Dylan's Slow Train is in No Hurry on Tempest
The croak of a troubadour who will die if he ever stopped moving cracks through both the pleasant rhythms and bluesy throwaways on "Tempest", Bob Dylan's 35th album. Through the cloak and dagger decades, the most celebrated singer-songwriter of our lifetime has found himself a comfortable nook within the tradition structures of old-time Americana. Juxtaposing Delta blues, New Orleans ragtime, country R&B and swing, Dylan has ridden a high water mark of creativity over the last 15 years. Starting with "Time Out of Mind" and continuing on through "Love and Theft", "Modern Times" and "Together Through Life," Dylan's embarked on a cross country train ride navigating musical territory it seems he was destined to drift into. Yet "Tempest" sees that train beginning to lose just a little bit of steam.
"Duquesne Whistle" opens the record with soft summer lemonade jazz by way of the Mississippi River circa 1938. Dylan's voice creaks out like a corpse emerging from a swampy graveyard on a sunny day. "You say I'm a gambler, you say I'm a pimp, but I ain't neither one," Dylan sings on the track. And he's right; He's both. The songwriter has gambled on his longtime muse of country blues and folk and pimped it out with a mixture of sinister sermon and chicanery charm that only he can provide.

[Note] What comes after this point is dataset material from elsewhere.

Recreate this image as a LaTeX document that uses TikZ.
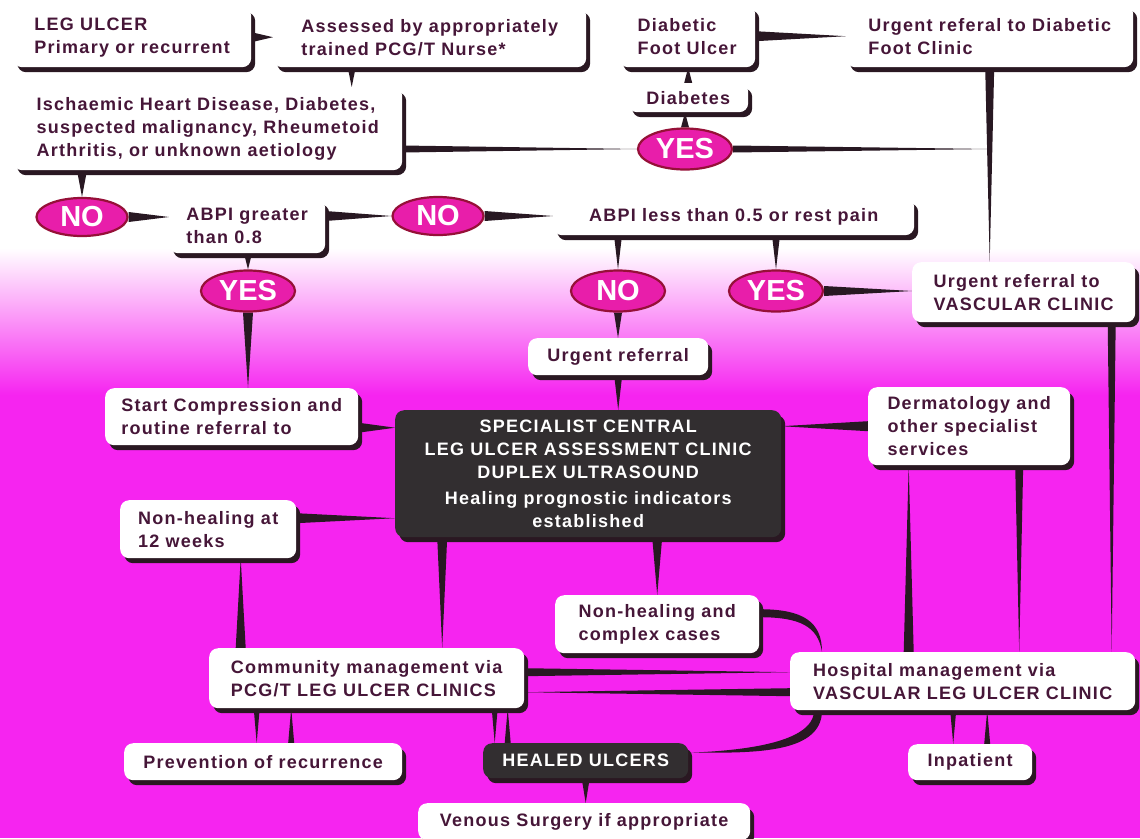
\documentclass[tikz,border=0pt]{standalone}
\usepackage{fontspec}
\setmainfont{Liberation Sans}
\newfontfamily\cardface[LetterSpace=7]{Liberation Sans}
\usetikzlibrary{calc,shapes.geometric,shadows}
\definecolor{magbg}{RGB}{246,36,240}
\definecolor{pinkfill}{RGB}{232,30,170}
\definecolor{rim}{RGB}{150,16,56}
\definecolor{ink}{RGB}{70,22,56}
\definecolor{shade}{RGB}{42,24,34}
\definecolor{slab}{RGB}{50,46,48}
\definecolor{wirec}{RGB}{40,24,34}
\pgfdeclarelayer{back}
\pgfdeclarelayer{wires}
\pgfsetlayers{back,wires,main}
\newcommand\wedgeline[3][4pt]{\fill[wire] ($(#2)!#1!90:(#3)$) -- (#3) -- ($(#2)!#1!-90:(#3)$) -- cycle;}
\begin{document}
\begin{tikzpicture}[x=1pt,y=-1pt,
    card/.style={rectangle, rounded corners=9pt, fill=white, text=ink, anchor=north west,
      font=\cardface\bfseries\fontsize{18}{23}\selectfont, align=left, inner xsep=8pt, inner ysep=0pt,
      drop shadow={shadow xshift=4pt, shadow yshift=-5pt, fill=shade, opacity=1}},
    slabcard/.style={card, fill=slab, text=white, align=center},
    pill/.style={ellipse, fill=pinkfill, draw=rim, line width=2.2pt, text=white, inner sep=0pt,
      font=\bfseries\fontsize{29}{29}\selectfont, minimum width=94pt, minimum height=41pt},
    wire/.style={fill=wirec}]
  \useasboundingbox (0,0) rectangle (1140,838);
  \begin{pgfonlayer}{back}
    \fill[magbg] (0,0) rectangle (1140,838);
    \shade[top color=white, bottom color=magbg] (0,248) rectangle (1140,395);
    \fill[white] (0,0) rectangle (1140,249);
  \end{pgfonlayer}

  \node[card, minimum width=238pt, minimum height=60pt] (leg) at (13,7) {LEG ULCER\\Primary or recurrent};
  \node[card, minimum width=313pt, minimum height=60pt] (assess) at (273,7) {Assessed by appropriately\\trained PCG/T Nurse*};
  \node[card, minimum width=136pt, minimum height=62pt] (dfu) at (619,5) {Diabetic\\Foot Ulcer};
  \node[card, minimum width=287pt, minimum height=62pt] (udfc) at (846,5) {Urgent referal to Diabetic\\Foot Clinic};
  \node[card, minimum width=120pt, minimum height=29pt] (diab) at (628,83) {Diabetes};
  \node[card, minimum width=389pt, minimum height=83pt] (isch) at (13,87) {Ischaemic Heart Disease, Diabetes,\\suspected malignancy, Rheumetoid\\Arthritis, or unknown aetiology};
  \node[card, minimum width=156pt, minimum height=54pt] (abpig) at (169,199) {ABPI greater\\than 0.8};
  \node[card, minimum width=361pt, minimum height=37pt] (abpil) at (553,198) {ABPI less than 0.5 or rest pain};
  \node[card, minimum width=223pt, minimum height=60pt] (uvc) at (912,262) {Urgent referral to\\VASCULAR CLINIC};
  \node[card, minimum width=180pt, minimum height=37pt] (urg) at (528,338) {Urgent referral};
  \node[slabcard, minimum width=386pt, minimum height=127pt] (spec) at (395,410) {SPECIALIST CENTRAL\\LEG ULCER ASSESSMENT CLINIC\\DUPLEX ULTRASOUND\\[3pt]Healing prognostic indicators\\established};
  \node[card, minimum width=253pt, minimum height=57pt] (start) at (105,388) {Start Compression and\\routine referral to};
  \node[card, minimum width=176pt, minimum height=58pt] (nh12) at (120,500) {Non-healing at\\12 weeks};
  \node[card, minimum width=202pt, minimum height=78pt] (derm) at (868,387) {Dermatology and\\other specialist\\services};
  \node[card, minimum width=204pt, minimum height=58pt] (nhc) at (555,595) {Non-healing and\\complex cases};
  \node[card, minimum width=315pt, minimum height=60pt] (comm) at (209,648) {Community management via\\PCG/T LEG ULCER CLINICS};
  \node[card, minimum width=345pt, minimum height=58pt] (hosp) at (790,652) {Hospital management via\\VASCULAR LEG ULCER CLINIC};
  \node[card, minimum width=278pt, minimum height=37pt] (prev) at (124,743) {Prevention of recurrence};
  \node[slabcard, minimum width=205pt, minimum height=35pt] (healed) at (483,743) {HEALED ULCERS};
  \node[card, minimum width=332pt, minimum height=37pt] (venous) at (418,803) {Venous Surgery if appropriate};
  \node[card, minimum width=124pt, minimum height=36pt] (inpat) at (908,744) {Inpatient};

  \node[pill] (yest) at (685,149) {YES};
  \node[pill, minimum width=91pt, minimum height=38pt] (nol) at (82,217) {NO};
  \node[pill, minimum width=91pt, minimum height=38pt] (nom) at (438,216) {NO};
  \node[pill] (yesl) at (248,291) {YES};
  \node[pill] (nor) at (618,291) {NO};
  \node[pill] (yesr) at (776,291) {YES};

  \coordinate (a1) at ([xshift=-78pt]assess.south);
  \coordinate (s1) at ([yshift=-11pt]start.east);
  \coordinate (s2) at ([yshift=11pt]nh12.east);
  \coordinate (s3) at ([xshift=-146pt]spec.south);
  \coordinate (s4) at ([xshift=-126pt]comm.north);
  \coordinate (u1) at ([xshift=88pt]uvc.south);
  \coordinate (h1) at ([xshift=-54pt]hosp.north);
  \coordinate (d1) at ([xshift=50pt]derm.south);
  \coordinate (c1) at ([yshift=6pt]comm.east);
  \coordinate (h2) at ([yshift=-11pt]hosp.west);
  \coordinate (c2) at ([xshift=-110pt]comm.south);
  \coordinate (p1) at ([xshift=28pt]prev.north);
  \coordinate (c3) at ([xshift=128pt]comm.south);
  \coordinate (e1) at ([xshift=-78pt]healed.north);
  \coordinate (h3) at ([xshift=-17pt]inpat.north);
  \coordinate (i1) at ([xshift=17pt]inpat.north);
  \coordinate (k1) at ([yshift=11pt]nhc.east);
  \coordinate (k2) at ([xshift=32pt]hosp.north west);
  \coordinate (m1) at ([xshift=28pt]hosp.south west);
  \coordinate (m2) at ([yshift=8pt]healed.east);

  \begin{pgfonlayer}{wires}
    \wedgeline[5pt]{leg.east}{assess.west}
    \wedgeline{a1}{isch.north -| a1}
    \wedgeline[5pt]{dfu.east}{udfc.west}
    \wedgeline{diab.north}{dfu.south -| diab.north}
    \wedgeline{yest.north}{diab.south -| yest.north}
    \wedgeline[3.5pt]{isch.east |- yest}{yest.west}
    \wedgeline[3.5pt]{yest.east}{udfc.south |- yest}
    \wedgeline[4.5pt]{udfc.south}{uvc.north -| udfc.south}
    \wedgeline[5pt]{isch.south -| nol}{nol.north}
    \wedgeline[5pt]{nol.east}{abpig.west |- nol}
    \wedgeline[5pt]{abpig.east |- nom}{nom.west}
    \wedgeline[5pt]{nom.east}{abpil.west |- nom}
    \wedgeline{abpig.south -| yesl}{yesl.north}
    \wedgeline{abpil.south -| nor}{nor.north}
    \wedgeline{abpil.south -| yesr}{yesr.north}
    \wedgeline[5pt]{yesr.east}{uvc.west |- yesr}
    \wedgeline{nor.south}{urg.north -| nor}
    \wedgeline{urg.south}{spec.north -| urg}
    \wedgeline[5pt]{yesl.south}{start.north -| yesl}
    \wedgeline[5pt]{s1}{spec.west |- s1}
    \wedgeline[5pt]{s2}{spec.west |- s2}
    \wedgeline[5pt]{derm.west}{spec.east |- derm.west}
    \wedgeline[5pt]{spec.south -| nhc}{nhc.north}
    \wedgeline[5pt]{s3}{comm.north -| s3}
    \wedgeline[5pt]{s4}{nh12.south -| s4}
    \wedgeline[4pt]{u1}{hosp.north -| u1}
    \wedgeline[5pt]{h1}{derm.south -| h1}
    \wedgeline[4pt]{d1}{hosp.north -| d1}
    \wedgeline[4pt]{c1}{hosp.west |- c1}
    \wedgeline[4pt]{h2}{comm.east |- h2}
    \wedgeline[3pt]{c2}{prev.north -| c2}
    \wedgeline[3pt]{p1}{comm.south -| p1}
    \wedgeline[3pt]{c3}{healed.north -| c3}
    \wedgeline[3pt]{e1}{comm.south -| e1}
    \wedgeline{healed.south}{venous.north -| healed.south}
    \wedgeline[3pt]{hosp.south -| h3}{h3}
    \wedgeline[3pt]{i1}{hosp.south -| i1}
    \fill[wire] ([yshift=4pt]k1) .. controls +(44,0) and +(0,-30) .. (k2)
      .. controls +(-4,-26) and +(40,0) .. ([yshift=-4pt]k1) -- cycle;
    \fill[wire] ([xshift=4pt]m1) .. controls +(0,45) and +(60,0) .. (m2)
      .. controls +(56,-2) and +(0,32) .. ([xshift=-4pt]m1) -- cycle;
  \end{pgfonlayer}
\end{tikzpicture}
\end{document}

The record continues on like a steamboat lazily floating down the Mississippi. Dylan finds his lyrical inspiration of late in the flutters of an old heart tasting love again anew. "It's after midnight and I don't want nobody but you" he sings in "Soon After Midnight", the album's best cut, a soft ode set to a lyrical slide guitar and a breezy beat that shows Dylan playing to one of his greatest strengths: The melancholy romantic. A wavy tapestry of love and loss plays out as Dylan explains that his "heart is cheerful/it's never fearful." Yet the morbid is never far off from Dylan's vision as he adds a verse concerning a two-timing slim and how he will drag his corpse through the mud. It's this mixture of romance and madness that Dylan plays so well, which has always brought a voodoo vibe with a pulp writer's sense of noir to the music.
Dylan tackles a wide range of topics on "Tempest." "Roll On John," a loose account of John Lennon's life, creeps with a warm heart of praise amid a sparse arrangement. Dylan sings that he "heard the news today, oh boy" as if he wasn't adopting Lennon's immortal opening line to "A Day In The Life" as much as reacting to the news of the singer's death. "Long and Wasted Years" finds Dylan pining for a past love while offering listeners advice on UV rays when he asks, "What are you doing out in the sun anyway? Don't you know the sun can burn your brains out?" (Good looking out, Bob.) On the title track, Dylan spins his web on the tale of the Titanic. Clocking in at almost 14 minutes, the forlorn sea chant gets lost in the details about halfway though and the novelty begins to sink despite the revisionist nod to Leonardo Dicaprio.
Like "Together Through Life," this release includes the obligatory Chicago-style blues throwaways peppered with a few clever couplets tossed in. They aren't weak necessarily (it's difficult to find a Dylan track without at least one quality line), but despite the best efforts from longtime Dylan guitarists Stu Kimball and Charlie Sexton, tracks like "Narrow Way" and "Early Roman Kings," with their roadhouse stomp, sound like tired zombies from some bar band graveyard going at it one more time. It is this style of tune that has permeated the weaker points of Dylan's recent output. Yet as always, one verse takes the song from average to something more powerful. "It a long road, it's a long and narrow way, if I can't work up to you, you'll have to work down to me someday," Dylan sings on "Narrow Way." In any other singer's voice, the lyric would not capture the desolation that Dylan seems so have a stranglehold on. Even on songs with tired rhythms that sit on territory he has mined extensively over the past five albums, Dylan is forever able to sneak a verse in that stands out like laughter at a funeral or death at a wedding.
Throughout his chameleon career, it seems all Dylan really wanted to do, once he shed his various musical epidermises, was be an old blues folk singer. Now that his chronological age has reached the image of his enduring muse, Dylan has come full circle. "I drink my fill and sleep alone, I pay in blood but not my own" Dylan sings in a cracked cadence on "Pay in Blood." Perhaps that is how the 71-year-old songwriter is able to keep going like some Energizer bunny dressed as a strange Civil War Mafioso cowboy singing dirges of violence, passion and tragedy.
"Tempest" doesn't hold up in the second half, falling short of recent classics like "Time out of Mind " and "Modern Times" as a strong salvo coming from an ancient beast. It will never be mentioned among the artist's greatest achievements like "Blonde on Blonde," "Bloods on the Tracks" and "Desire." Yet even though it won't likely be canonized and stalls a times, the self-produced "Tempest" has a menacing charm that sways like a ship of fools stuffed with gamblers, killers and romantics sharing a moment of introspection while drifting down the river in no particular hurry.